The U.S. Federal Trade Commission last week said it may force companies to divest assets outside of the market the anti-monopoly bureau its trying to regulate.
The FTC and other international anti-trust regulators often requires companies to sell off assets that are similar to some of the assets being acquired in a merger, to reduce the chance of 1 company dominating a market.
Recent examples include Covidien‘s sale of its Stellarex drug-eluting balloon to Spectranetics (NSDQ:SPNC), so that its $50 billion union with Medtronic‘s (NYSE:MDT) could win the FTC’s blessing, and Zimmer (NYSE:ZMH) and crosstown rival Biomet dealing knee and elbow assets they’d pledged to sell off in order to win European anti-trust regulators’ approval.

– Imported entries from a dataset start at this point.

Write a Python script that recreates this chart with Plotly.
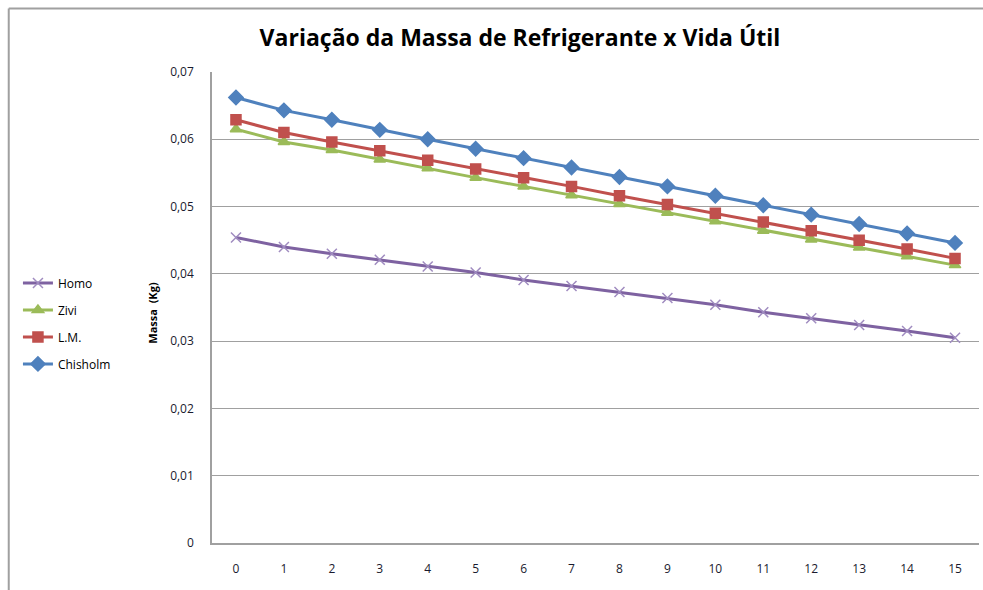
import plotly.graph_objects as go

anos = list(range(0, 16))

homo = [0.0454, 0.0440, 0.0430, 0.0421, 0.0411, 0.0402, 0.0391, 0.0382,
        0.0373, 0.0364, 0.0354, 0.0343, 0.0334, 0.0324, 0.0315, 0.0305]
zivi = [0.0615, 0.0596, 0.0584, 0.0570, 0.0557, 0.0543, 0.0530, 0.0517,
        0.0504, 0.0491, 0.0478, 0.0464, 0.0451, 0.0439, 0.0426, 0.0413]
lm = [0.0629, 0.0610, 0.0596, 0.0583, 0.0569, 0.0556, 0.0543, 0.0530,
      0.0516, 0.0503, 0.0490, 0.0477, 0.0464, 0.0450, 0.0437, 0.0423]
chisholm = [0.0662, 0.0643, 0.0629, 0.0614, 0.0600, 0.0586, 0.0572, 0.0558,
            0.0544, 0.0530, 0.0516, 0.0502, 0.0488, 0.0474, 0.0460, 0.0446]

y_ticks = [0, 0.01, 0.02, 0.03, 0.04, 0.05, 0.06, 0.07]
y_labels = ['0', '0,01', '0,02', '0,03', '0,04', '0,05', '0,06', '0,07']

font = "Open Sans, Liberation Sans, sans-serif"

series = [
    ('Homo', homo, '#7e62a1', 'x-thin-open', 10, '#a08cc0'),
    ('Zivi', zivi, '#9bbb59', 'triangle-up', 10, '#9bbb59'),
    ('L.M.', lm, '#c0504d', 'square', 10, '#c0504d'),
    ('Chisholm', chisholm, '#4f81bd', 'diamond', 11, '#4f81bd'),
]

fig = go.Figure()
for name, vals, cor, simb, tam, cor_m in series:
    fig.add_trace(go.Scatter(
        x=anos, y=vals, name=name, mode='lines+markers', legendgroup=name,
        line=dict(color=cor, width=3),
        marker=dict(symbol=simb, size=tam, color=cor_m,
                    line=dict(color=cor_m, width=1.5)),
    ))

# chart frame: only the top and left edges show in the picture
borda = dict(color='#a0a0a0', width=2)

# plot area: x 212..979, y 72..543 (471 px high, 767 px wide)
fig.update_layout(
    width=983, height=590,
    margin=dict(l=212, r=4, t=72, b=47),
    paper_bgcolor='white', plot_bgcolor='white',
    font=dict(family=font, size=12, color='#1a1a2e'),
    title=dict(text='<b>Variação da Massa de Refrigerante x Vida Útil</b>',
               x=0.529, xanchor='center', y=0.936, yanchor='middle',
               font=dict(family=font, size=23, color='black')),
    showlegend=True,
    legend=dict(x=-0.253, y=0.583, xanchor='left', yanchor='top',
                traceorder='grouped', tracegroupgap=8,
                font=dict(size=12, color='black'), bgcolor='rgba(0,0,0,0)'),
    xaxis=dict(tickmode='array', tickvals=anos, ticktext=[str(a) for a in anos],
               range=[-0.5, 15.5], showgrid=False, showline=True,
               linecolor='#a0a0a0', linewidth=1.5, ticks='', ticklen=0,
               zeroline=False, tickfont=dict(size=12)),
    yaxis=dict(tickmode='array', tickvals=y_ticks, ticktext=y_labels,
               range=[0, 0.07], showgrid=True, gridcolor='#a0a0a0', gridwidth=1.2,
               showline=True, linecolor='#a0a0a0', linewidth=1.5, ticks='',
               zeroline=False, tickfont=dict(size=12)),
    annotations=[dict(text='<b>Massa  (Kg)</b>', xref='paper', yref='paper',
                      x=-0.090, y=0.49, textangle=-90, showarrow=False,
                      font=dict(family=font, size=11, color='black'))],
    shapes=[
        dict(type='line', xref='paper', yref='paper',
             x0=-0.265, y0=-0.2, x1=-0.265, y1=1.135, line=borda),
        dict(type='line', xref='paper', yref='paper',
             x0=-0.265, y0=1.135, x1=1.02, y1=1.135, line=borda),
    ],
)
fig.update_xaxes(ticklabelstandoff=14)
fig.update_yaxes(ticklabelstandoff=14)

fig.write_html("out.html", config={'displayModeBar': False},
               post_script="document.body.style.margin='0';"
                           "document.body.style.overflow='hidden';")
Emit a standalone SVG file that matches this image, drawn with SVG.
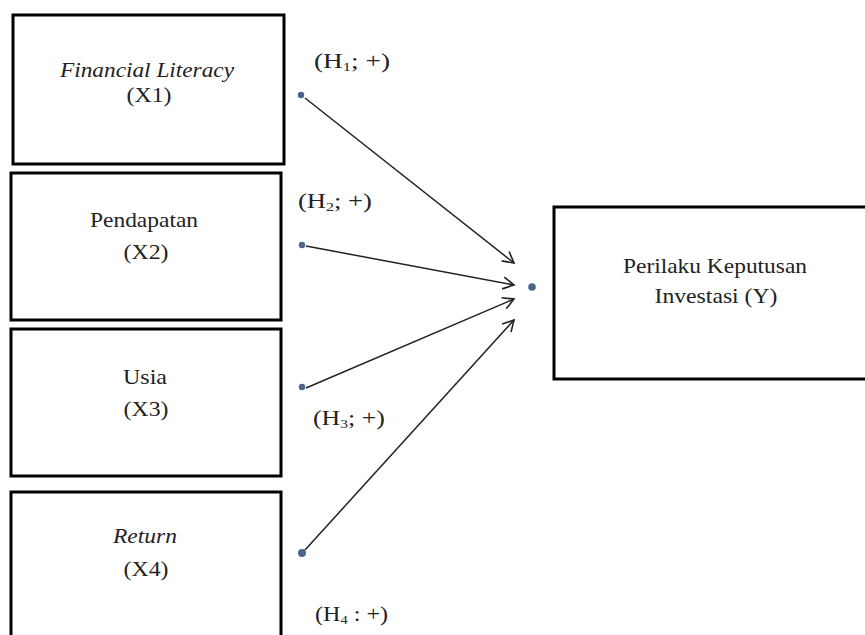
<svg xmlns="http://www.w3.org/2000/svg" width="865" height="635" viewBox="0 0 865 635">
<style>
.box{fill:#fff;stroke:#000;stroke-width:3}
text{font-family:'Liberation Serif','Times New Roman',serif;fill:#222}
.t{font-size:22px;text-anchor:middle}
.i{font-style:italic}
.h{font-size:20px}
.sub{font-size:12px}
.dot{fill:#4a6690}
.ln{stroke:#222;stroke-width:1.5;fill:none;marker-end:url(#arr)}
</style>
<defs>
<marker id="arr" markerWidth="14" markerHeight="14" refX="12" refY="7" orient="auto" markerUnits="userSpaceOnUse">
<path d="M1,1 L12,7 L1,13" fill="none" stroke="#222" stroke-width="1.6"/>
</marker>
</defs>
<rect width="865" height="635" fill="#fff"/>
<g id="x1">
<rect class="box" x="13" y="15" width="271" height="149"/>
<text class="t i" x="147" y="77" textLength="174" lengthAdjust="spacingAndGlyphs">Financial Literacy</text>
<text class="t" x="149" y="102" textLength="45" lengthAdjust="spacingAndGlyphs">(X1)</text>
</g>
<g id="x2">
<rect class="box" x="11" y="173" width="270" height="147"/>
<text class="t" x="144" y="227" textLength="108" lengthAdjust="spacingAndGlyphs">Pendapatan</text>
<text class="t" x="146" y="259" textLength="45" lengthAdjust="spacingAndGlyphs">(X2)</text>
</g>
<g id="x3">
<rect class="box" x="11" y="329" width="270" height="147"/>
<text class="t" x="145" y="384" textLength="44" lengthAdjust="spacingAndGlyphs">Usia</text>
<text class="t" x="146" y="416" textLength="45" lengthAdjust="spacingAndGlyphs">(X3)</text>
</g>
<g id="x4">
<rect class="box" x="11" y="492" width="270" height="160"/>
<text class="t i" x="145" y="543" textLength="64" lengthAdjust="spacingAndGlyphs">Return</text>
<text class="t" x="146" y="576" textLength="45" lengthAdjust="spacingAndGlyphs">(X4)</text>
</g>
<g id="y">
<rect class="box" x="554" y="207" width="320" height="172"/>
<text class="t" x="715" y="273" textLength="184" lengthAdjust="spacingAndGlyphs">Perilaku Keputusan</text>
<text class="t" x="716" y="303" textLength="123" lengthAdjust="spacingAndGlyphs">Investasi (Y)</text>
</g>
<g id="connectors">
<circle class="dot" cx="301" cy="95" r="3.2"/>
<circle class="dot" cx="302" cy="245" r="3.2"/>
<circle class="dot" cx="302" cy="387" r="3.2"/>
<circle class="dot" cx="302" cy="553" r="4"/>
<circle class="dot" cx="532" cy="287" r="3.8"/>
<line class="ln" x1="305" y1="98" x2="514" y2="263"/>
<line class="ln" x1="306" y1="246" x2="514" y2="285"/>
<line class="ln" x1="306" y1="388" x2="514" y2="299"/>
<line class="ln" x1="305" y1="550" x2="514" y2="320"/>
<text class="h" x="314" y="68" textLength="76" lengthAdjust="spacingAndGlyphs">(H<tspan class="sub" dy="3">1</tspan><tspan dy="-3">; +)</tspan></text>
<text class="h" x="298" y="208" textLength="74" lengthAdjust="spacingAndGlyphs">(H<tspan class="sub" dy="3">2</tspan><tspan dy="-3">; +)</tspan></text>
<text class="h" x="313" y="425" textLength="72" lengthAdjust="spacingAndGlyphs">(H<tspan class="sub" dy="3">3</tspan><tspan dy="-3">; +)</tspan></text>
<text class="h" x="315" y="621" textLength="73" lengthAdjust="spacingAndGlyphs">(H<tspan class="sub" dy="3">4</tspan><tspan dy="-3"> : +)</tspan></text>
</g>
</svg>
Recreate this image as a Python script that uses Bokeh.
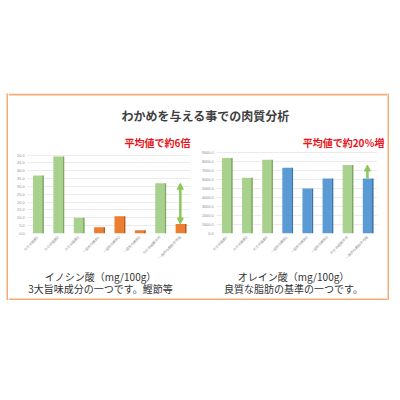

Dan Ducore of the FTC’s Bureau of Competition wrote last week that certain M&A deals may prompt his agency to require the sale of assets in other product or geographic markets to "maintain the competitive status quo."
“If out-of-market assets are needed to make up a competitive business in the relevant market, then they go into the divestiture package as well," Ducore wrote. "With divestitures, as with antitrust generally, facts matter, and ultimately, the remedy must restore or replace the competition lost due to the merger. When appropriate, the Commission will include out-of-market assets in the divestiture package to ensure the buyer has what it needs to compete in the post-merger marketplace."